Directors have a fiduciary duty towards shareholders and prospective investors and must therefore produce credible information.

A fiduciary duty is one of a high standard of care and has been variously described as an obligation to act in the best interest of another party.

A person acting in a fiduciary capacity is held to a high standard of honesty and full disclosure in regard to the client and must not obtain a personal benefit at the expense of the client.

Capital markets regulatory frameworks reflect this by requiring directors of issuers to sign ‘responsibility statements’ which confirm that they bear responsibility for the reliability of the statements contained in disclosure documents.

In addition, the directors of a company are required to inform investors immediately they become aware of material information that impacts the operations of their business.

In a disclosure based regime as is the case in Kenya, the regulator is tasked with ensuring that an issuer of securities has provided all the information required to enable an investor make an informed decision.
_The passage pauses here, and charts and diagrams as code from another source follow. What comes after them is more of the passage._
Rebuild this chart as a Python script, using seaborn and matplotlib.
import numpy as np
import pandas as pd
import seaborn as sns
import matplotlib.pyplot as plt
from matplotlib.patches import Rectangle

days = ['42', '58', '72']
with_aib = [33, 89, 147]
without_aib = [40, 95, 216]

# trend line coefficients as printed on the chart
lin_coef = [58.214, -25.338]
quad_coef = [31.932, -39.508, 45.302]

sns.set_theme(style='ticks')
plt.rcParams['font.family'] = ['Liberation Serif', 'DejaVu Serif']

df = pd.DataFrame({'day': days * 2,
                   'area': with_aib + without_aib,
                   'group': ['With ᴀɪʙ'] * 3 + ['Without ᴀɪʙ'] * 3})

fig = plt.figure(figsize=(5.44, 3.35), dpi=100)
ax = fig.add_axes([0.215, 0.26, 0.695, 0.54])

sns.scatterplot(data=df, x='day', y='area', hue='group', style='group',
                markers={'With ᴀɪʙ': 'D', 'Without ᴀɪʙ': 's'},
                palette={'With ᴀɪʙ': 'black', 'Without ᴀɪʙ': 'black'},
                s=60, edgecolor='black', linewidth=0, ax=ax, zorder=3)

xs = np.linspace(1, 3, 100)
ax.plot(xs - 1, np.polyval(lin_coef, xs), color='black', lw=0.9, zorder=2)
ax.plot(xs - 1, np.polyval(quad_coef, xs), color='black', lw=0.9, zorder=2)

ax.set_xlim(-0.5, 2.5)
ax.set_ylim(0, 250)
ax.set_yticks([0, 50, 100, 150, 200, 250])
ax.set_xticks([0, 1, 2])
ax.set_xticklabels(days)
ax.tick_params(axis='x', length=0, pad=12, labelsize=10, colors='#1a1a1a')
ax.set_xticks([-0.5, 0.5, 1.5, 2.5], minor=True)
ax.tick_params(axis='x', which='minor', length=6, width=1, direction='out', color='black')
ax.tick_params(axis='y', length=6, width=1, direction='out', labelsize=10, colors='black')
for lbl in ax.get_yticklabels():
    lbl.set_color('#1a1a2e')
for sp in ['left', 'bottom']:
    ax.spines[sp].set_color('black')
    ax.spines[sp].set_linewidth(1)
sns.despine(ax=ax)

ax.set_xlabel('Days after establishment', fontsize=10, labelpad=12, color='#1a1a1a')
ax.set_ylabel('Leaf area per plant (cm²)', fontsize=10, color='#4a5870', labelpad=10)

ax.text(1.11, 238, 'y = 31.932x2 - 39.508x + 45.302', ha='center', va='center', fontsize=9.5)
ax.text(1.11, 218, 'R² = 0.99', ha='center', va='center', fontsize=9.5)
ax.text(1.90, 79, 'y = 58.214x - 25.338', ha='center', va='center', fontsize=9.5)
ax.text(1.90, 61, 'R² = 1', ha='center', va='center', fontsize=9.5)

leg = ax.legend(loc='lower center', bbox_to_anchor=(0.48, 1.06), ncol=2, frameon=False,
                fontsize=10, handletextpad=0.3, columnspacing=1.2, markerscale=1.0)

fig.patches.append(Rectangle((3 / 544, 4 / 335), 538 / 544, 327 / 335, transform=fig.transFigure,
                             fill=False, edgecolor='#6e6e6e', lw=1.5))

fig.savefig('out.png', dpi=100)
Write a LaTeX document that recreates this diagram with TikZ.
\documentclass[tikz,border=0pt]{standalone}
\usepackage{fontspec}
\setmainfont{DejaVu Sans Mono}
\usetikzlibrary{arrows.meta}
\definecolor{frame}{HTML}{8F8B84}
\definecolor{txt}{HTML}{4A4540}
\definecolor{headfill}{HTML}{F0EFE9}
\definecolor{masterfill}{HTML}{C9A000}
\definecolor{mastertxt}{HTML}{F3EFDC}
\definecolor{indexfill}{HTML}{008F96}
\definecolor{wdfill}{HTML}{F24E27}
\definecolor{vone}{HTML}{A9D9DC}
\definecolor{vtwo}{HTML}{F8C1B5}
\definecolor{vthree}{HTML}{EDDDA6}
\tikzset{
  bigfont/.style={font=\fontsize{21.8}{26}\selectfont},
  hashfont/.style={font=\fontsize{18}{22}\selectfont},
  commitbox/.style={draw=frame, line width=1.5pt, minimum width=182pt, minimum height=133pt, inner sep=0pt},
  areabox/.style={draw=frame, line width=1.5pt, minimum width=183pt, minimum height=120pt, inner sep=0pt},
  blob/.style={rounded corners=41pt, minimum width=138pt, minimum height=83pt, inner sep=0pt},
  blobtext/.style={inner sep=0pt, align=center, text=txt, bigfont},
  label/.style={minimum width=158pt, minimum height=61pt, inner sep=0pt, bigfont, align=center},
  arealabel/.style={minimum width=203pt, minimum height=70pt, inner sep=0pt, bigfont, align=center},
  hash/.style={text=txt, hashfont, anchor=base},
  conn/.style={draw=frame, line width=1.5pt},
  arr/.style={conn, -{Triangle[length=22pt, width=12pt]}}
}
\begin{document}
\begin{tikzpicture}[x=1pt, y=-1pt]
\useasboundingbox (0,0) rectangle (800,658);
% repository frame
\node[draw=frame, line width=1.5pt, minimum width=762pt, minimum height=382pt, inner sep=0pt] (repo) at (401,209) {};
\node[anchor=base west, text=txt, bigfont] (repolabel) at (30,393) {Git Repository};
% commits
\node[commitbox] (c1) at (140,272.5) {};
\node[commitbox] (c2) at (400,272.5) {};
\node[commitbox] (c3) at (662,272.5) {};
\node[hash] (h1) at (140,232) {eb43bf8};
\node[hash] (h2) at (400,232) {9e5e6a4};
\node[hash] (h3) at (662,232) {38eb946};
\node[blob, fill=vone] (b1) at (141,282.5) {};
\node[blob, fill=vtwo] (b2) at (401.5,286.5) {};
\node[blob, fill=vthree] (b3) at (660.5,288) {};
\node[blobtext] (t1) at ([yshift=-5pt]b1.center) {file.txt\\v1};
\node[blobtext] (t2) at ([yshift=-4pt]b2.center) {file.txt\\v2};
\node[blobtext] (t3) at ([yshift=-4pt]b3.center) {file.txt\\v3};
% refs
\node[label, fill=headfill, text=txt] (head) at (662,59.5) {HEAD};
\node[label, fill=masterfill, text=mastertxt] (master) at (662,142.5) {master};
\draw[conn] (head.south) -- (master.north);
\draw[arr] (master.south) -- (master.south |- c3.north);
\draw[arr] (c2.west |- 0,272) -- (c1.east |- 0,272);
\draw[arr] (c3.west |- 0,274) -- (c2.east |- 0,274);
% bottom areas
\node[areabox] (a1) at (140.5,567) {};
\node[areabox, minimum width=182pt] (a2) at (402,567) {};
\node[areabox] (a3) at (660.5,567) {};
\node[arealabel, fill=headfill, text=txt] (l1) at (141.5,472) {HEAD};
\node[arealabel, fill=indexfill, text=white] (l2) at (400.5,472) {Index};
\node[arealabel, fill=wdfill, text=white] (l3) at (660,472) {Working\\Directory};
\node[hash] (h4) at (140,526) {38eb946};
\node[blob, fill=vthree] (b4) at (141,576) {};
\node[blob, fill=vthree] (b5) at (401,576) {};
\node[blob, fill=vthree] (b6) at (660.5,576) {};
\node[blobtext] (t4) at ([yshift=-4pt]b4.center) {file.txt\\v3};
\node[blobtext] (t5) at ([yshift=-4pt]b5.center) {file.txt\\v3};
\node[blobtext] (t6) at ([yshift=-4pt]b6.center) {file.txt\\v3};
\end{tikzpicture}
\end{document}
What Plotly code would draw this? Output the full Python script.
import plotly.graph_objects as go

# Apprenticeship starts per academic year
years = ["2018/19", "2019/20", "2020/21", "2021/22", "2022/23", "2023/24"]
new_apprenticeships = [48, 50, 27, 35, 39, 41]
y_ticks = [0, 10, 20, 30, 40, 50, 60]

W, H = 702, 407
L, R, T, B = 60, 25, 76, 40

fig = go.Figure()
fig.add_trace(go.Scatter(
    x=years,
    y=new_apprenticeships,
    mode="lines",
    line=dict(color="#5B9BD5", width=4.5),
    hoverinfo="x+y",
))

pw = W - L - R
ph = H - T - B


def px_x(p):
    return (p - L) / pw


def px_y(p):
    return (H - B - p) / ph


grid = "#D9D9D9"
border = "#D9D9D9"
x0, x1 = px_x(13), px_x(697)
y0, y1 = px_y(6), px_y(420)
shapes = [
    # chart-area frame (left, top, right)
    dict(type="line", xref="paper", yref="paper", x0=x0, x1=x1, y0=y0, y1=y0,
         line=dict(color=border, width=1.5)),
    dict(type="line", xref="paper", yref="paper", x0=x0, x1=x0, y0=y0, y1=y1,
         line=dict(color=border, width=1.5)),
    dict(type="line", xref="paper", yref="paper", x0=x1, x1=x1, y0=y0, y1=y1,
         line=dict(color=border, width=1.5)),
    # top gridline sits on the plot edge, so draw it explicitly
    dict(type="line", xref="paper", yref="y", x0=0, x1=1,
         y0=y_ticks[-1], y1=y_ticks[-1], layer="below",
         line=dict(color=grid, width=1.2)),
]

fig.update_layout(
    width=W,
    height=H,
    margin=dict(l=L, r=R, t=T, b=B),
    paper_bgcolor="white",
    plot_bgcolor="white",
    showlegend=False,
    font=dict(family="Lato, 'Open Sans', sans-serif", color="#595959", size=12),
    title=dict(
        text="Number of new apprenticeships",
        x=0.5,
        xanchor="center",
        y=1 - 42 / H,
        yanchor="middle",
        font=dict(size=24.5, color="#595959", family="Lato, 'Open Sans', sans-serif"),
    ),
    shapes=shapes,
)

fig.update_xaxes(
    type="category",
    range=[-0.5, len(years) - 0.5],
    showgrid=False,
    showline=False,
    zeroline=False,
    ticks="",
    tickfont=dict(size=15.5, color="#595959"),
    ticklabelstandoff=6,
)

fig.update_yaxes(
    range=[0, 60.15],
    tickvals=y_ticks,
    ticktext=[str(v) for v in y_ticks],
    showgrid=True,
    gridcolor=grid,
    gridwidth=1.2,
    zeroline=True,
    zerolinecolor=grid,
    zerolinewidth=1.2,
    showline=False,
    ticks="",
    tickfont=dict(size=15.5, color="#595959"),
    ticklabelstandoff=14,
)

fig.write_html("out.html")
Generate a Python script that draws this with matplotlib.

An approval on the basis of available information does not prevent the regulator from conducting an in-depth investigation, at issuers own expense, if there is reason to believe that the issuer provided or caused to be provided inaccurate information to the market or the regulator.

Where fraud is perpetuated by an issuer and is kept hidden from regulators, investigations can only follow once the existence of such fraud is unearthed.

The Companies Act itself recognizes that the persons who are responsible and accountable to shareholders and stakeholders of a company are the directors of the company.

To facilitate the growth and sustainability of Kenyan Capital Markets issuers must provide reliable information, investors must make rational investment decisions based on available information and the Regulator must have sufficient latitude to supervise the market including taking deterrent and nondiscriminatory action against malpractices.

Mr Muthaura is CEO, Capital Markets Authority.